When a cyberattack struck Sky Lakes Medical Center, a community hospital in southern Oregon, in late October 2020, its computers were down for three weeks. The most mundane tasks became arduous. Nurses had to check on critical patients every 15 minutes in case their vital signs changed. Doctors scribbled down their orders and the swelling mounds of paper took over whole rooms. In three weeks, the hospital ran through 60,000 sheets of paper.

Sky Lakes had to rebuild or replace 2,500 computers and clean its network to get back online. Even after it hired extra staff, it took six months to input all the paper records into the system. In total, John Gaede, Sky Lakes director of information services, says his organization spent $10 million — a big expense for a nonprofit with roughly $4.4 million in annual operating income (the organization did not pay a ransom).

For hospitals with limited budgets, there are questions about how well they can protect themselves. The attack on Sky Lakes was part of a wave of attacks in 2020 and 2021 connected to a criminal group in Eastern Europe.

“Our budgets typically have a margin of maybe 3 percenta year,” Gaede said, “but we’re supposed to compete with nation-state actors?”

Health data is lucrative on the black market, making hospitals a popular target. Plus, if a health system has ransomware insurance, criminals may think they’re guaranteed a payout. Ransomware ties up hospital records in encrypted files until a fee is paid.
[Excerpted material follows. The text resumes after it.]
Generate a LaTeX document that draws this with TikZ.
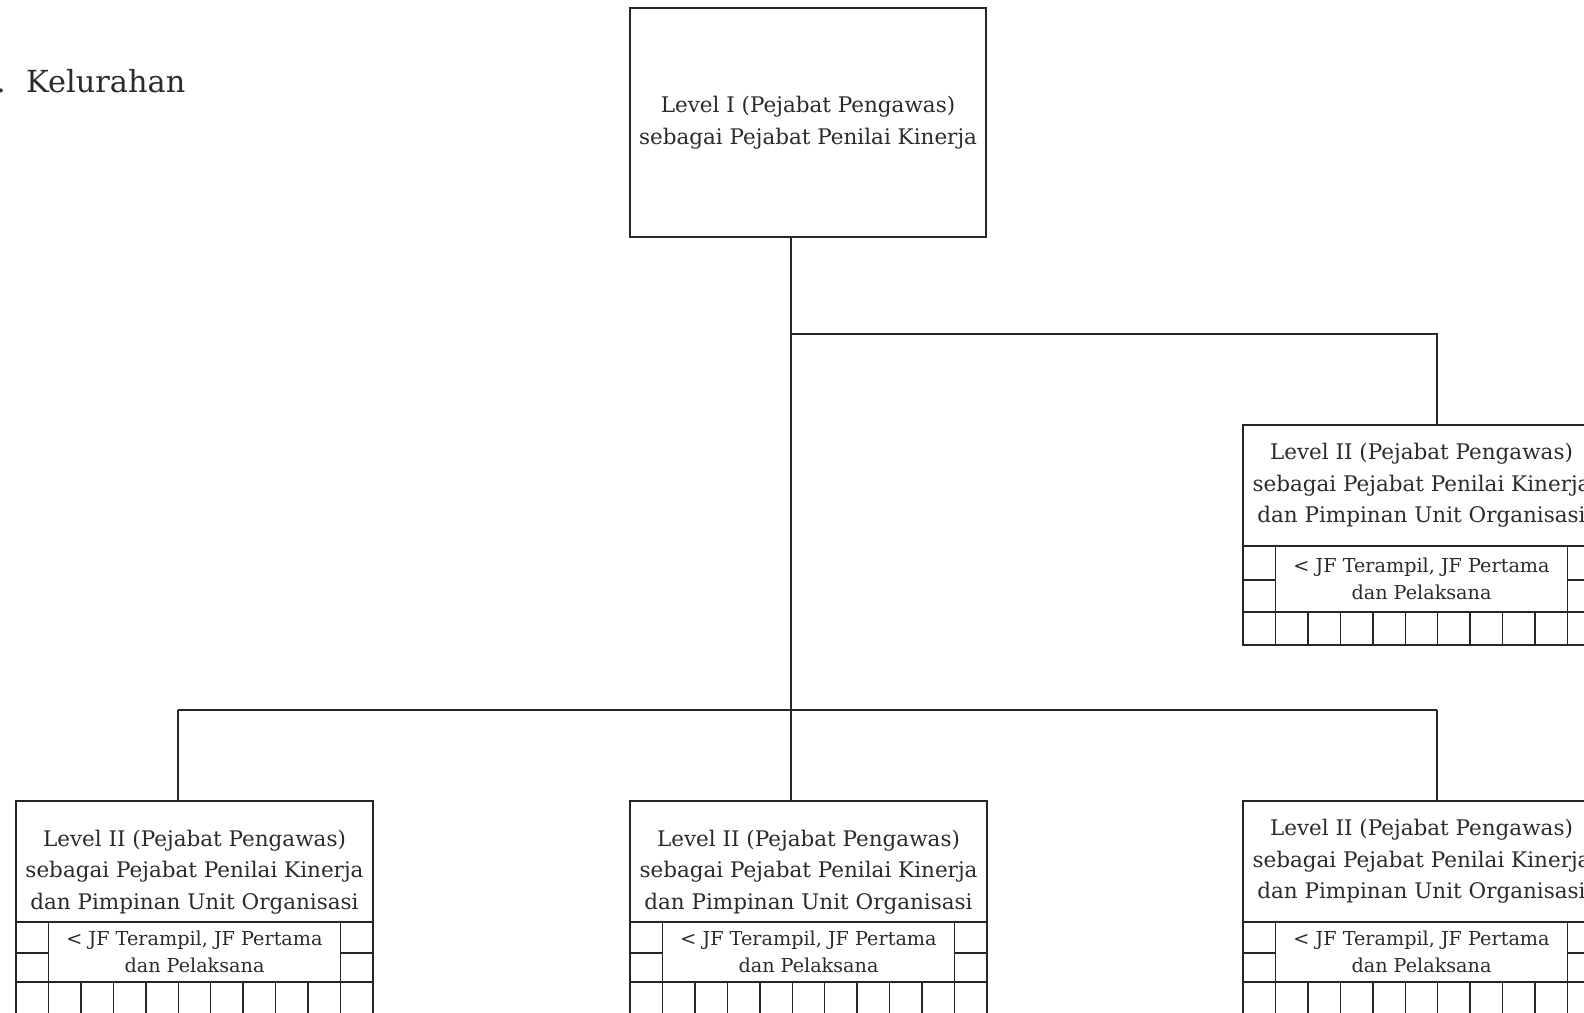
\documentclass[tikz,border=0pt]{standalone}
\usepackage{fontspec}
\setmainfont{DejaVu Serif}
\definecolor{inkline}{HTML}{262626}
\definecolor{inktext}{HTML}{2B2B2B}

% One organisational unit: heading frame, the JF band with its side cells, and the row of small cells
% #1 name, #2 x, #3 y (top-left corner), #4 band height, #5 side-cell split, #6 text shift
\newcommand{\unitbox}[6]{%
  \node[frame] (#1) at (#2,#3) {};
  \node[headtext] (#1txt) at ([yshift=#6]#1.center)
    {Level II (Pejabat Pengawas)\\sebagai Pejabat Penilai Kinerja\\dan Pimpinan Unit Organisasi};
  \begin{scope}[shift={(#1.south west)}]
    \draw[line] (0,0) rectangle (357,#4);
    \draw[line] (0,#4) rectangle (357,#4+33);
    \draw[line] (32.45,0) -- (32.45,#4) (324.55,0) -- (324.55,#4);
    \draw[line] (0,#5) -- (32.45,#5) (324.55,#5) -- (357,#5);
    \foreach \k in {1,...,10} \draw[line] (\k*32.45,#4) -- (\k*32.45,#4+33);
    \node[jftext] (#1jf) at (178.5,#4/2) {< JF Terampil, JF Pertama\\dan Pelaksana};
  \end{scope}%
}

\begin{document}
\begin{tikzpicture}[x=1pt,y=-1pt,
  line/.style={draw=inkline, line width=1.5pt},
  frame/.style={line, rectangle, inner sep=0pt, outer sep=0pt,
    minimum width=357pt, minimum height=121pt, anchor=north west},
  headtext/.style={text=inktext, align=center, inner sep=0pt,
    font=\fontsize{21.5}{31.5}\selectfont},
  jftext/.style={text=inktext, align=center, inner sep=0pt,
    font=\fontsize{19.2}{27}\selectfont},
  titletext/.style={text=inktext, inner sep=0pt, anchor=base west,
    font=\fontsize{30.4}{36}\selectfont}]
\useasboundingbox (0,0) rectangle (1584,1012);
\clip (0,0) rectangle (1584,1012);

% heading
\node[titletext] (titlenum) at (-4,92) {.};
\node[titletext] (title) at (26,92) {Kelurahan};

% level I
\node[frame, minimum width=356pt, minimum height=229pt] (top) at (630,8) {};
\node[headtext] (toptxt) at (top.center)
  {Level I (Pejabat Pengawas)\\sebagai Pejabat Penilai Kinerja};

% level II units
\unitbox{right}{1243}{425}{66}{34}{0pt}
\unitbox{bleft}{16}{801}{60}{31}{-10.5pt}
\unitbox{bmid}{630}{801}{60}{31}{-10.5pt}
\unitbox{bright}{1243}{801}{60}{31}{0pt}

% connector positions
\coordinate (trunkx) at (791,0);
\coordinate (leftx) at (178,0);
\coordinate (rightx) at (1437,0);
\coordinate (upy) at (0,334);
\coordinate (lowy) at (0,710);

\draw[line] (top.south -| trunkx) -- (bmid.north -| trunkx);
\draw[line] (trunkx |- upy) -| (right.north -| rightx);
\draw[line] (leftx |- lowy) -- (rightx |- lowy);
\draw[line] (leftx |- lowy) -- (bleft.north -| leftx);
\draw[line] (rightx |- lowy) -- (bright.north -| rightx);
\end{tikzpicture}
\end{document}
“Back when ransoms were $50,000, it was cheaper to pay them than to deal with a lawsuit that would have cost far more,” says Omid Rahmani, associate director at Fitch Ratings, a credit rating agency, adding that ransoms now cost millions. “The landscape’s changed and because of that the cyber insurance side has changed — and that’s really connected to the rise of ransomware.”

In its annual cost of a data breach report, IBM writes the global average cost of an attack on a health system rose from about $7 million to over $9 million in 2021. But remediating these violations in the U.S. can be far more expensive.”